The state of Michigan has grossly underpaid its share of school districts’ special education costs over the past two decades, the state’s highest court ruled last week.
But the court did not dictate how the state must compensate the 84 districts that first filed suit over the issue in 1980. Lawyers for both sides now must file briefs detailing their views on appropriate remedies.
The Michigan Supreme Court stopped short of upholding a 1995 appeals court decision that ordered the state to pay the districts $492 million in compensation. With interest, that sum now totals more than $600 million, said Dennis R. Pollard, the lead lawyer for the districts.
The high court, however, affirmed the appellate court order that the state pay the lawyers’ fees for the districts, which totaled $1.3 million in 1994 and have risen by several hundred thousand dollars since then, Mr. Pollard said.
“This is a milestone,” Mr. Pollard said. “We’ve won the legal issues at every step. Now the question is remedy.”
Lawyers for the state and the districts must file their recommendations by the end of this month, according to the June 10 order.
Mr.

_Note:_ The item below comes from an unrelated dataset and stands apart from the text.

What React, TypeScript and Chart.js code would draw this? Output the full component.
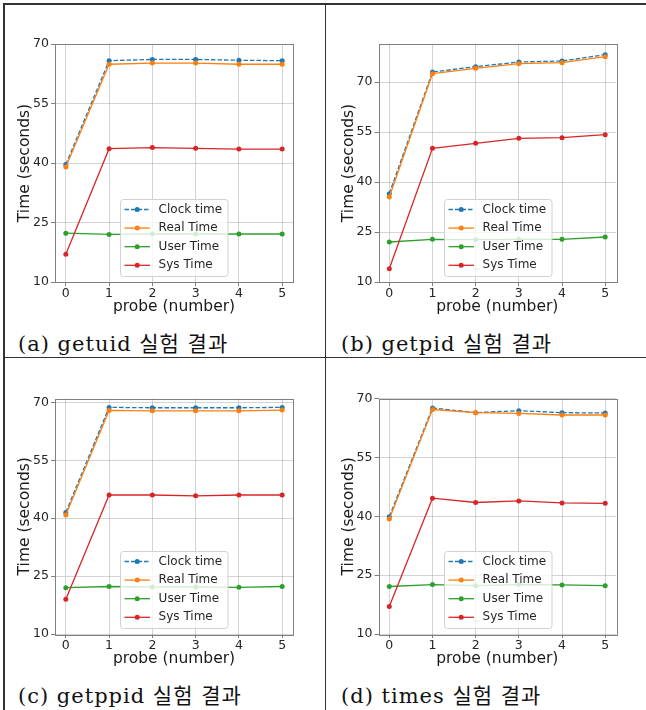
import React, { useEffect, useRef } from "react";
import { Chart, registerables } from "chart.js";

Chart.register(...registerables);

// ---- data ----
const probes = [0, 1, 2, 3, 4, 5];
const seriesLabels = ["Clock time", "Real Time", "User Time", "Sys Time"];
const seriesColors = ["#1f77b4", "#ff7f0e", "#2ca02c", "#d62728"];
const yTicks = [10, 25, 40, 55, 70];

const getuidClock = [39.6, 65.8, 66.1, 66.1, 65.9, 65.8];
const getuidReal = [39.0, 64.9, 65.2, 65.2, 64.9, 64.9];
const getuidUser = [22.3, 22.0, 22.1, 22.1, 22.1, 22.1];
const getuidSys = [17.0, 43.6, 43.9, 43.7, 43.5, 43.5];

const getpidClock = [36.5, 73.0, 74.6, 76.0, 76.3, 78.2];
const getpidReal = [35.5, 72.5, 74.1, 75.5, 75.8, 77.6];
const getpidUser = [22.0, 22.8, 22.7, 22.8, 22.8, 23.5];
const getpidSys = [14.0, 50.1, 51.6, 53.1, 53.3, 54.2];

const getppidClock = [41.5, 68.7, 68.6, 68.6, 68.6, 68.7];
const getppidReal = [40.8, 67.9, 67.8, 67.8, 67.8, 68.0];
const getppidUser = [22.0, 22.3, 22.2, 22.2, 22.1, 22.3];
const getppidSys = [19.0, 46.0, 46.0, 45.8, 46.0, 46.0];

const timesClock = [39.9, 67.6, 66.4, 66.9, 66.4, 66.3];
const timesReal = [39.3, 67.2, 66.4, 66.2, 65.8, 65.8];
const timesUser = [22.1, 22.6, 22.3, 22.6, 22.5, 22.3];
const timesSys = [17.0, 44.6, 43.5, 43.9, 43.4, 43.3];

const captions = [
  "(a) getuid 실험 결과",
  "(b) getpid 실험 결과",
  "(c) getppid 실험 결과",
  "(d) times 실험 결과",
];
const yMaxes = [70, 81.4, 71, 70];
const xLabel = "probe (number)";
const yLabel = "Time (seconds)";

const panelSeries = [
  [getuidClock, getuidReal, getuidUser, getuidSys],
  [getpidClock, getpidReal, getpidUser, getpidSys],
  [getppidClock, getppidReal, getppidUser, getppidSys],
  [timesClock, timesReal, timesUser, timesSys],
];

// ---- layout (page coordinates) ----
type Panel = {
  x0: number; y0: number; w: number; h: number;
  L: number; T: number; R: number; B: number;
  capX: number; capY: number;
};
const panels: Panel[] = [
  { x0: 6, y0: 6, w: 316, h: 320, L: 55, T: 44, R: 293, B: 282, capX: 18, capY: 343.5 },
  { x0: 330, y0: 6, w: 314, h: 320, L: 378.5, T: 44, R: 616, B: 282, capX: 341, capY: 343.5 },
  { x0: 6, y0: 360, w: 316, h: 320, L: 55, T: 398.5, R: 293, B: 634, capX: 18, capY: 696 },
  { x0: 330, y0: 360, w: 314, h: 320, L: 378.5, T: 398.5, R: 616, B: 634, capX: 341, capY: 696 },
];

const FONT = '"DejaVu Sans", sans-serif';

const mplPlugin = {
  id: "mplFrameLegend",
  afterDatasetsDraw(chart: any) {
    const { ctx, chartArea: ca } = chart;
    ctx.save();
    // spines
    ctx.strokeStyle = "#808080";
    ctx.lineWidth = 1;
    ctx.strokeRect(Math.round(ca.left) + 0.5, Math.round(ca.top) + 0.5, Math.round(ca.right - ca.left), Math.round(ca.bottom - ca.top));
    // legend (lower center)
    const w = 107.5;
    const h = 77;
    const left = Math.round((ca.left + ca.right) / 2 - w / 2);
    const top = Math.round(ca.bottom - 6.5 - h);
    ctx.beginPath();
    (ctx as any).roundRect(left + 0.5, top + 0.5, w, h, 3);
    ctx.fillStyle = "rgba(255,255,255,0.8)";
    ctx.fill();
    ctx.strokeStyle = "rgba(204,204,204,0.9)";
    ctx.lineWidth = 1;
    ctx.stroke();
    chart.data.datasets.forEach((ds: any, i: number) => {
      const y = top + 10.5 + i * 18.6;
      ctx.strokeStyle = ds.borderColor;
      ctx.lineWidth = ds.borderWidth;
      ctx.setLineDash(ds.borderDash || []);
      ctx.beginPath();
      ctx.moveTo(left + 4.5, y);
      ctx.lineTo(left + 30, y);
      ctx.stroke();
      ctx.setLineDash([]);
      ctx.fillStyle = ds.borderColor;
      ctx.beginPath();
      ctx.arc(left + 17.2, y, 2.5, 0, Math.PI * 2);
      ctx.fill();
      ctx.fillStyle = "#262626";
      ctx.font = `12px ${FONT}`;
      ctx.textBaseline = "middle";
      ctx.textAlign = "left";
      ctx.fillText(ds.label, left + 38.6, y);
    });
    ctx.restore();
  },
};

function PanelChart({ idx }: { idx: number }) {
  const ref = useRef<HTMLCanvasElement | null>(null);
  const p = panels[idx];
  useEffect(() => {
    if (!ref.current) return;
    const series = panelSeries[idx];
    const datasets = series.map((vals, i) => ({
      label: seriesLabels[i],
      data: probes.map((x, j) => ({ x, y: vals[j] })),
      borderColor: seriesColors[i],
      backgroundColor: seriesColors[i],
      borderWidth: 1.3,
      borderDash: i === 0 ? [4.5, 2] : [],
      pointRadius: 2.5,
      pointBorderWidth: 0,
      pointBackgroundColor: seriesColors[i],
      tension: 0,
      order: 4 - i,
    }));
    const gridColor = "rgba(176,176,176,0.55)";
    const chart = new Chart(ref.current, {
      type: "line",
      data: { datasets },
      plugins: [mplPlugin],
      options: {
        animation: false,
        responsive: false,
        maintainAspectRatio: false,
        devicePixelRatio: 1,
        layout: {
          padding: { left: 0, top: p.T - p.y0, right: p.x0 + p.w - p.R, bottom: 0 },
        },
        plugins: { legend: { display: false }, tooltip: { enabled: false } },
        scales: {
          x: {
            type: "linear",
            min: -0.25,
            max: 5.25,
            afterBuildTicks: (s: any) => {
              s.ticks = probes.map((v) => ({ value: v }));
            },
            afterFit: (s: any) => {
              s.height = p.y0 + p.h - p.B;
            },
            grid: { color: gridColor, tickColor: "#808080", tickLength: 4, lineWidth: 1 },
            border: { display: false },
            ticks: { padding: 0, color: "#262626", font: { family: FONT, size: 12.5 }, maxRotation: 0 },
            title: {
              display: true,
              text: xLabel,
              color: "#1a1a1a",
              font: { family: FONT, size: 15.5 },
              padding: { top: 0, bottom: p.y0 + p.h - p.B - 34 },
            },
          },
          y: {
            type: "linear",
            min: 10,
            max: yMaxes[idx],
            afterBuildTicks: (s: any) => {
              s.ticks = yTicks.map((v) => ({ value: v }));
            },
            afterFit: (s: any) => {
              s.width = p.L - p.x0;
            },
            grid: { color: gridColor, tickColor: "#808080", tickLength: 4, lineWidth: 1 },
            border: { display: false },
            ticks: { padding: 2, color: "#262626", font: { family: FONT, size: 12.5 } },
            title: {
              display: true,
              text: yLabel,
              color: "#1a1a1a",
              font: { family: FONT, size: 15.5 },
              padding: { top: p.L - 30 - p.x0 - 9, bottom: 0 },
            },
          },
        },
      } as any,
    });
    return () => chart.destroy();
  }, [idx]);
  return (
    <>
      <canvas
        ref={ref}
        width={p.w}
        height={p.h}
        style={{ position: "absolute", left: p.x0, top: p.y0, width: p.w, height: p.h }}
      />
      <div
        style={{
          position: "absolute",
          left: p.capX,
          top: p.capY - 12,
          height: 24,
          lineHeight: "24px",
          fontSize: 21,
          fontFamily: '"DejaVu Serif", "Noto Sans CJK KR", serif',
          letterSpacing: 1,
          color: "#111",
          whiteSpace: "nowrap",
        }}
      >
        {captions[idx]}
      </div>
    </>
  );
}

export default function App() {
  const line = (style: React.CSSProperties) => (
    <div style={{ position: "absolute", background: "#333", ...style }} />
  );
  return (
    <div style={{ position: "absolute", left: 0, top: 0, width: 646, height: 710, background: "#fff", overflow: "hidden" }}>
      {[0, 1, 2, 3].map((i) => (
        <PanelChart key={i} idx={i} />
      ))}
      {line({ left: 3, top: 3, width: 643, height: 2 })}
      {line({ left: 3, top: 3, width: 2, height: 707 })}
      {line({ left: 325, top: 3, width: 1, height: 707 })}
      {line({ left: 3, top: 357, width: 643, height: 1 })}
    </div>
  );
}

Pollard said the districts would ask the supreme court to uphold the $492 million award, plus interest, as damages for the plaintiff districts.
Chris DeWitt, a spokesman for the state attorney general’s office, said the state’s lawyers were still discussing their response.
The state education department would not comment on last week’s decision.
Ban on Unfunded Mandates
The districts sued over a 1978 state constitutional amendment that barred so-called unfunded mandates and ordered the state to pay half of the costs of any program it required. Michigan never came close to that mark on special education, the districts said.
The state argued that special education is a federal, not state, mandate over which the Michigan Constitution has no authority, Mr. DeWitt said. “We took the position that [a lack of special education funding] was not a violation of state law,” he said.
Mr. Pollard, however, compared the state to a person who does not pay the charges he runs up on a credit card, then balks when the credit-card company charges interest. “These are people who very knowingly violated the [state] constitution,” he asserted. “We’re very pleased that at long last the court has ruled on it.”